The group met by conference calls on July 13th and 28th. Dr. Hillman and Dr. Quigley set the following parameters for its work.

  • Charge to the Task Force: Identify and prioritize a set of goals for proposed regional projects and their associated research questions.
  • Scope for Potential Projects:
    • Transfer and articulation issues that arise on an interstate level
    • Transfer and articulation issues that are intrastate but common to multiple states where focusing on them collaboratively would make better use of limited resources

Guiding Principles: During the process of discussing goals for potential projects, the Task Force recognized two intense pressures on the higher education community: 1) to increase the number of bachelors’ degrees awarded, and; 2) to change the nature of colleges and universities. Thus, they recommended that the following guiding principles be considered in all projects undertaken by the Passport Initiative:

  • Ensure and demonstrate that students increase their intellectual skills and content knowledge
  • Enable faculty to understand the necessity and ways to proactively respond in a productive manner to the pressures for change

Goals for Passport Initiative Projects: The Task Force reviewed the goals arising from discussion during the February meeting. Two of those goals (Goal 1 and Goal 2 below) were incorporated into Project 1, submitted to the Carnegie Corporation for funding as described above, and Goal 3 was added during the proposal development stage. The Task Force re-prioritized and amended Goal 4 and Goal 5 from the February meeting and added Goal 6. In addition, the Task Force identified a list of research questions that could be associated with future projects tackling these goals. The scope of these projects could focus on a single goal or a combination of the three depending on the requirements of the funder.

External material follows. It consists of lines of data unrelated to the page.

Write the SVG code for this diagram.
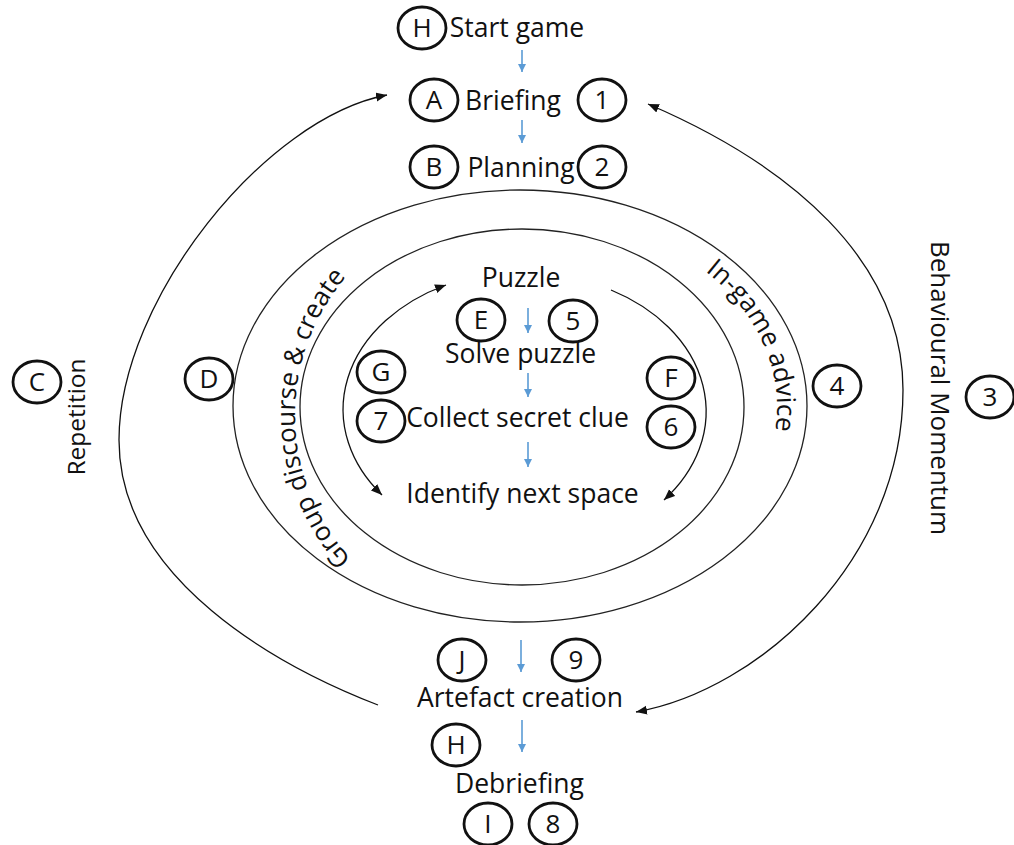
<svg xmlns="http://www.w3.org/2000/svg" width="1014" height="845" viewBox="0 0 1014 845">
<style>
text{font-family:"Open Sans","Liberation Sans",sans-serif;fill:#111}
.lbl{font-size:26.5px;text-anchor:middle}
.side{font-size:26px}
.badge ellipse{fill:#fff;stroke:#111;stroke-width:2.8}
.badge text{font-size:26px;text-anchor:middle}
.ring{fill:none;stroke:#222;stroke-width:1.3}
.conn{fill:none;stroke:#111;stroke-width:1.3}
.blue{stroke:#5B9BD5;stroke-width:1.6;fill:none}
</style>
<defs>
<marker id="ah" markerUnits="userSpaceOnUse" markerWidth="12" markerHeight="10" refX="11" refY="4.5" orient="auto-start-reverse"><path d="M0,0 L11,4.5 L0,9 z" fill="#111"/></marker>
<marker id="bh" markerUnits="userSpaceOnUse" markerWidth="9" markerHeight="9" refX="8" refY="4" orient="auto"><path d="M0,0 L8,4 L0,8 z" fill="#5B9BD5"/></marker>
<path id="pLeft" d="M 525 633 A 226 218 0 1 1 517 197"/>
<path id="pRight" d="M 649.5 238.1 A 255 195 0 0 1 649.5 575.9"/>
</defs>
<rect width="1014" height="845" fill="#fff"/>

<g id="rings">
<ellipse class="ring" cx="520" cy="406" rx="287" ry="216"/>
<ellipse class="ring" cx="522" cy="407" rx="222" ry="178"/>
</g>

<g id="connectors">
<path class="conn" d="M 378 705 C 280 667 119 580 119 440 C 119 300 265 118 387 95" marker-end="url(#ah)"/>
<path class="conn" d="M 648 104 C 790 165 903 260 903 390 C 903 560 760 690 636 712" marker-start="url(#ah)" marker-end="url(#ah)"/>
<path class="conn" d="M 382 495 A 181 138 0 0 1 446 285" marker-start="url(#ah)" marker-end="url(#ah)"/>
<path class="conn" d="M 611 290 A 181 138 0 0 1 664 500" marker-end="url(#ah)"/>
<line class="blue" x1="522" y1="50" x2="522" y2="72" marker-end="url(#bh)"/>
<line class="blue" x1="522" y1="120" x2="522" y2="143" marker-end="url(#bh)"/>
<line class="blue" x1="528" y1="308" x2="528" y2="333" marker-end="url(#bh)"/>
<line class="blue" x1="528" y1="373" x2="528" y2="397" marker-end="url(#bh)"/>
<line class="blue" x1="528" y1="442" x2="528" y2="467" marker-end="url(#bh)"/>
<line class="blue" x1="521" y1="640" x2="521" y2="672" marker-end="url(#bh)"/>
<line class="blue" x1="522" y1="720" x2="522" y2="752" marker-end="url(#bh)"/>
</g>

<g id="n-start"><text class="lbl" x="517" y="37">Start game</text></g>
<g id="n-briefing"><text class="lbl" x="513" y="110">Briefing</text></g>
<g id="n-planning"><text class="lbl" x="521" y="177">Planning</text></g>
<g id="n-puzzle"><text class="lbl" x="521" y="287">Puzzle</text></g>
<g id="n-solve"><text class="lbl" x="520.5" y="363">Solve puzzle</text></g>
<g id="n-collect"><text class="lbl" x="517.5" y="427">Collect secret clue</text></g>
<g id="n-identify"><text class="lbl" x="522.5" y="503">Identify next space</text></g>
<g id="n-artefact"><text class="lbl" x="520" y="707">Artefact creation</text></g>
<g id="n-debriefing"><text class="lbl" x="519.5" y="793">Debriefing</text></g>
<g id="n-repetition"><text class="side" style="font-size:24.5px" transform="translate(85,417) rotate(-90)" text-anchor="middle">Repetition</text></g>
<g id="n-momentum"><text class="side" transform="translate(931,388) rotate(90)" text-anchor="middle">Behavioural Momentum</text></g>
<g id="n-group"><text class="side"><textPath href="#pLeft" startOffset="50%" text-anchor="middle">Group discourse &amp; create</textPath></text></g>
<g id="n-advice"><text class="side"><textPath href="#pRight" startOffset="65">In-game advice</textPath></text></g>

<g id="b-H1" class="badge"><ellipse cx="422" cy="28" rx="24" ry="21"/><text x="422" y="37.3">H</text></g>
<g id="b-A" class="badge"><ellipse cx="434" cy="100" rx="24" ry="21"/><text x="434" y="109.3">A</text></g>
<g id="b-1" class="badge"><ellipse cx="602" cy="100" rx="24" ry="21"/><text x="602" y="109.3">1</text></g>
<g id="b-B" class="badge"><ellipse cx="434" cy="167" rx="24" ry="21"/><text x="434" y="176.3">B</text></g>
<g id="b-2" class="badge"><ellipse cx="602" cy="167" rx="24" ry="21"/><text x="602" y="176.3">2</text></g>
<g id="b-C" class="badge"><ellipse cx="37" cy="382" rx="24" ry="21"/><text x="37" y="391.3">C</text></g>
<g id="b-D" class="badge"><ellipse cx="209" cy="379" rx="24" ry="21"/><text x="209" y="388.3">D</text></g>
<g id="b-E" class="badge"><ellipse cx="481" cy="320" rx="24" ry="21"/><text x="481" y="329.3">E</text></g>
<g id="b-5" class="badge"><ellipse cx="573" cy="321" rx="24" ry="21"/><text x="573" y="330.3">5</text></g>
<g id="b-G" class="badge"><ellipse cx="381" cy="372" rx="24" ry="21"/><text x="381" y="381.3">G</text></g>
<g id="b-7" class="badge"><ellipse cx="381" cy="421" rx="24" ry="21"/><text x="381" y="430.3">7</text></g>
<g id="b-F" class="badge"><ellipse cx="671" cy="378" rx="24" ry="21"/><text x="671" y="387.3">F</text></g>
<g id="b-6" class="badge"><ellipse cx="671" cy="427" rx="24" ry="21"/><text x="671" y="436.3">6</text></g>
<g id="b-4" class="badge"><ellipse cx="837" cy="386" rx="24" ry="21"/><text x="837" y="395.3">4</text></g>
<g id="b-3" class="badge"><ellipse cx="990" cy="397" rx="24" ry="21"/><text x="990" y="406.3">3</text></g>
<g id="b-J" class="badge"><ellipse cx="462" cy="660" rx="24" ry="21"/><text x="462" y="669.3">J</text></g>
<g id="b-9" class="badge"><ellipse cx="576" cy="660" rx="24" ry="21"/><text x="576" y="669.3">9</text></g>
<g id="b-H2" class="badge"><ellipse cx="456" cy="745" rx="24" ry="21"/><text x="456" y="754.3">H</text></g>
<g id="b-I" class="badge"><ellipse cx="488" cy="824" rx="24" ry="21"/><text x="488" y="833.3">I</text></g>
<g id="b-8" class="badge"><ellipse cx="553" cy="824" rx="24" ry="21"/><text x="553" y="833.3">8</text></g>
</svg>
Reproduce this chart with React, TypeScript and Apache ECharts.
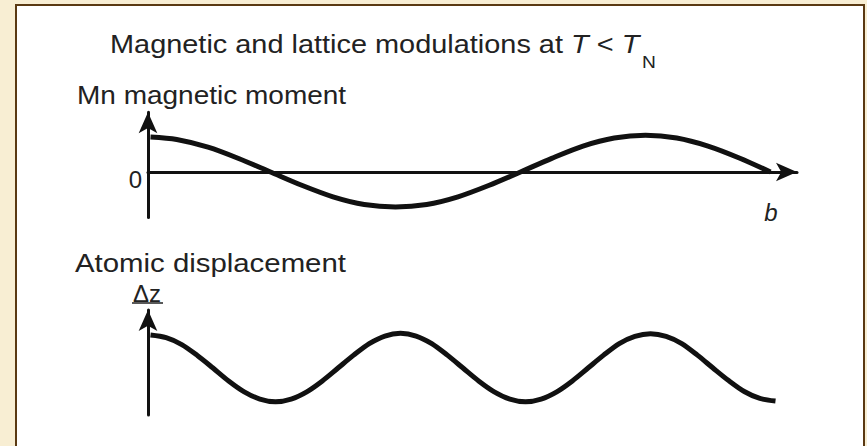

  • Goal 1: Provide data and information to understand the status of the general education core and its relationship to state transfer policies and patterns in the 15 WICHE states, the numbers of students who transfer among the WICHE states, the role of outcomes in defining the core, the process by which change in policy occurs in each pilot state, and other matters important to understanding the baseline circumstances relevant to this project.
    • (1.4.a) Research and publish results: To what extent are WICHE state public institutions enrolling students transferring from public institutions in other WICHE states?
    • (1.4.b) Identify existing policies in the WICHE states related to the general education core and post/link to them from Passport website. Analyze their relationship to 1.4.a
    • (1.4.c) Research and publish results: What courses, criteria, or outcomes comprise the general education core in the WICHE states? Where are the similarities and gaps?
    • (1.4.d) Identify existing block transfer agreements for the general education core and post/link to on Passport website matrix.
  • Goal 2: Conduct a pilot project in five WICHE states to establish block transfer agreements within and among those states for the lower-division general education core, based on successful integration of LEAP’s Essential Learning Outcomes.
  • Goal 3: Identify the implications for institutional and state policy for a transfer framework based on learning outcomes for further research and projects.
  • Goal 4: Establish a regional repository for agreements among institutions allowing students with AA and AS degrees to assume junior status upon admission with their general education completed.
  • Goal 5: Conduct a pilot project to identify and establish pathways across the region for students to complete the last 60 hours of their major.
  • Goal 6: Conduct a pilot project to identify and establish pathways across the region for students transferring with an AAS degree to a BAS program.